Hey I've got a great analogy! Imagine ARM processors are multimedia devices that have just the MP3 decoder, and X86 processors are devices that have all multimedia decoders imaginable natively built-in. You'd be all awesome on both as long as you're playing MP3 files, maybe the ARM processor will even play these a bit faster because all optimizations go into maximizing the performance of that one format. But then you suddenly get a bunch of FLAC files that you'd like to play, and the x86 processor plays them amazingly like it's nothing. But the ARM processor is fucked, it has to spend a lot of time converting each of those FLAC files to MP3 first, and then play them as MP3 files trying to mimic the lossless FLAC format as best as it can without being really capable of doing so.
That's precisely how those processor technologies differ. In that world it'd be in Apple's interest to compare their processors to others exclusively in MP3 playback performance, and since let's say 80% of users buy their products just to listen to MP3s, it'd work just well enough. Run into any other workloads and you end up being 10 times slower, not as good at, or you can't handle them at all. Sometimes it's easy, akin to converting an AAC into MP3, just requiring more time. And sometimes it's ridiculous gymnastics like converting a video to MP3 + a synced slideshow to create an illusion of having video support that in that imaginary world it completely lacks.
Following that analogy you could add extra transistors to your ARM chips to natively support FLAC or video playback, but there are hundreds/thousands of other formats that x86 chips support natively for you to do the same thing for.

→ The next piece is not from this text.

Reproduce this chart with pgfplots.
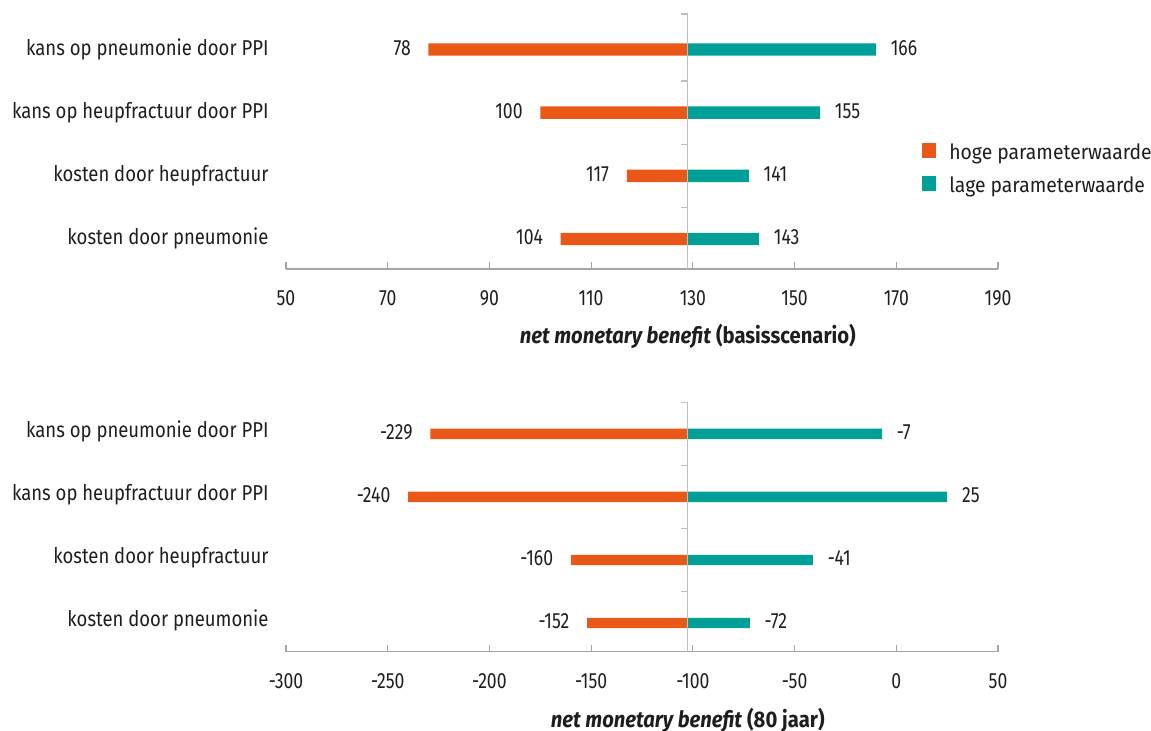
\documentclass[border=0pt]{standalone}
\usepackage{fontspec}
\setmainfont{Fira Sans}[FakeStretch=0.86]
\newfontfamily\numfont{Fira Sans}[FakeStretch=0.8]
\newfontfamily\legendfam{Fira Sans}[FakeStretch=0.92]
\newfontfamily\labelfam{Fira Sans}[FakeStretch=0.9]
\usepackage{pgfplots}
\pgfplotsset{compat=1.18}
\usepackage{pgfplotstable}

\definecolor{hoog}{RGB}{234,88,24}
\definecolor{laag}{RGB}{0,160,153}
\definecolor{axisgray}{RGB}{165,165,165}
\definecolor{midgray}{RGB}{190,190,190}
\definecolor{txt}{RGB}{30,30,30}

% net monetary benefit per parameter, position 3 = top row
\pgfplotstableread{
pos hoog laag
3 78 166
2 100 155
1 117 141
0 104 143
}\basis
\pgfplotstableread{
pos hoog laag
3 -229 -7
2 -240 25
1 -160 -41
0 -152 -72
}\tachtig

\newcommand\catfont{\fontsize{21.5bp}{24bp}\selectfont}
\newcommand\tickfont{\numfont\fontsize{22bp}{24bp}\selectfont}
\newcommand\legfont{\legendfam\fontsize{21bp}{23bp}\selectfont}
\newcommand\labfont{\labelfam\fontsize{22.5bp}{25bp}\selectfont\bfseries}

\pgfplotsset{
  tornado/.style={
    scale only axis, width=712bp,
    axis x line*=bottom,
    axis y line*=left,
    y axis line style={draw=none},
    x axis line style={axisgray, line width=1.1bp},
    ytick={0,1,2,3},
    yticklabels={kosten door pneumonie, kosten door heupfractuur,
                 kans op heupfractuur door PPI, kans op pneumonie door PPI},
    ytick style={draw=none},
    tick align=inside,
    xtick style={axisgray, line width=1.1bp},
    major tick length=7bp,
    xticklabel style={font=\tickfont, text=txt, anchor=north, inner sep=0pt, yshift=-21.7bp},
    yticklabel style={font=\catfont, text=txt, anchor=base east, inner sep=0pt, xshift=-17.3bp},
    xlabel style={font=\labfont, text=txt, at={(rel axis cs:0.5643,0)}, anchor=center, yshift=-67.5bp},
    point meta=explicit symbolic,
    clip=false,
    legend image code/.code={\fill[##1] (0bp,1.3bp) rectangle (14.7bp,16bp);},
  },
  hbar/.style={xbar, bar width=#1, bar shift=0pt, draw=none,
    nodes near coords,
    every node near coord/.append style={font=\tickfont, text=txt, inner sep=0pt}},
  links/.style={every node near coord/.append style={anchor=base east, xshift=-17.5bp, yshift=-5.5bp}},
  rechts/.style={every node near coord/.append style={anchor=base west, xshift=14.7bp, yshift=-5.5bp}},
}

\begin{document}
\begin{tikzpicture}
\path[use as bounding box] (0,0) rectangle (1151bp,-731bp);

% basisscenario
\begin{axis}[tornado,
  at={(286bp,-269bp)}, anchor=south west, height=255bp,
  x coord trafo/.code={\pgfmathparse{#1-129}},
  x coord inv trafo/.code={\pgfmathparse{#1+129}},
  xmin=50, xmax=190, ymin=-0.475, ymax=3.562,
  xtick={50,70,90,110,130,150,170,190},
  xticklabels={50,70,90,110,130,150,170,190},
  yticklabel style={yshift=-5.5bp},
  xlabel={\textit{net monetary benefit} (basisscenario)},
  legend style={at={(rel axis cs:0.8928,0.493)}, anchor=north west,
    draw=none, fill=none, inner sep=0pt, outer sep=0pt,
    row sep=13bp, column sep=13bp, font=\legfont,
    nodes={inner sep=0pt, text height=11bp, text depth=4bp, anchor=base west, text=txt}},
  legend cell align=left,
]
\addplot[hbar=12.4bp, fill=hoog, links] table[x=hoog, y=pos, meta=hoog] {\basis};
\addlegendentry{hoge parameterwaarde}
\addplot[hbar=12.4bp, fill=laag, rechts] table[x=laag, y=pos, meta=laag] {\basis};
\addlegendentry{lage parameterwaarde}
\addplot[midgray, line width=1.2bp, forget plot] coordinates {(129,-0.475) (129,3.562)};
\pgfplotsinvokeforeach{0.5,1.5,2.5,3.562}{
  \draw[midgray, line width=1.2bp] (axis cs:129,#1) -- ([xshift=-7bp]axis cs:129,#1);
}
\end{axis}

% 80 jaar
\begin{axis}[tornado,
  at={(286bp,-651.7bp)}, anchor=south west, height=249.4bp,
  x coord trafo/.code={\pgfmathparse{#1+102.5}},
  x coord inv trafo/.code={\pgfmathparse{#1-102.5}},
  xmin=-300, xmax=50, ymin=-0.455, ymax=3.5,
  xtick={-300,-250,-200,-150,-100,-50,0,50},
  xticklabels={-300,-250,-200,-150,-100,-50,0,50},
  yticklabel style={yshift=-3.5bp},
  xlabel={\textit{net monetary benefit} (80 jaar)},
  xlabel style={yshift=-0.8bp},
]
\addplot[hbar=10.4bp, fill=hoog, links] table[x=hoog, y=pos, meta=hoog] {\tachtig};
\addplot[hbar=10.4bp, fill=laag, rechts] table[x=laag, y=pos, meta=laag] {\tachtig};
\addplot[midgray, line width=1.2bp, forget plot] coordinates {(-102.5,-0.455) (-102.5,3.5)};
\pgfplotsinvokeforeach{0.5,1.5,2.5,3.5}{
  \draw[midgray, line width=1.2bp] (axis cs:-102.5,#1) -- ([xshift=-7bp]axis cs:-102.5,#1);
}
\end{axis}
\end{tikzpicture}
\end{document}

Then you realize by the time you're done you'll end up with a much more bloated processor than Intel's or AMD's because these had decades to optimize each of those decoders and they are engineered to perfection at this point, having squeezed every smallest efficiency out of each of them over the years. Which is why everyone's just letting ARM be ARM, drawing the line on bare necessities and assuming it's going to be a way narrower architecture meant to do a few things well, remaining small, light and as effective as possible at the few things it's able to natively do.
I think this illustrates the issue perfectly, except replace MP3/FLAC with more complex stuff, such as "decoders" aimed to natively process specific complex algorithms (encryption, vectors etc.). There is a huge array of complex commands, each of which x86 can execute as a single operation (1 "clock cycle"). An ARM chip may be able to get you the same result, but instead of each being a single operation it has to break it down into myriads of many simple steps, each of them requiring their own clock cycle, taking many clock cycles to complete the whole thing instead.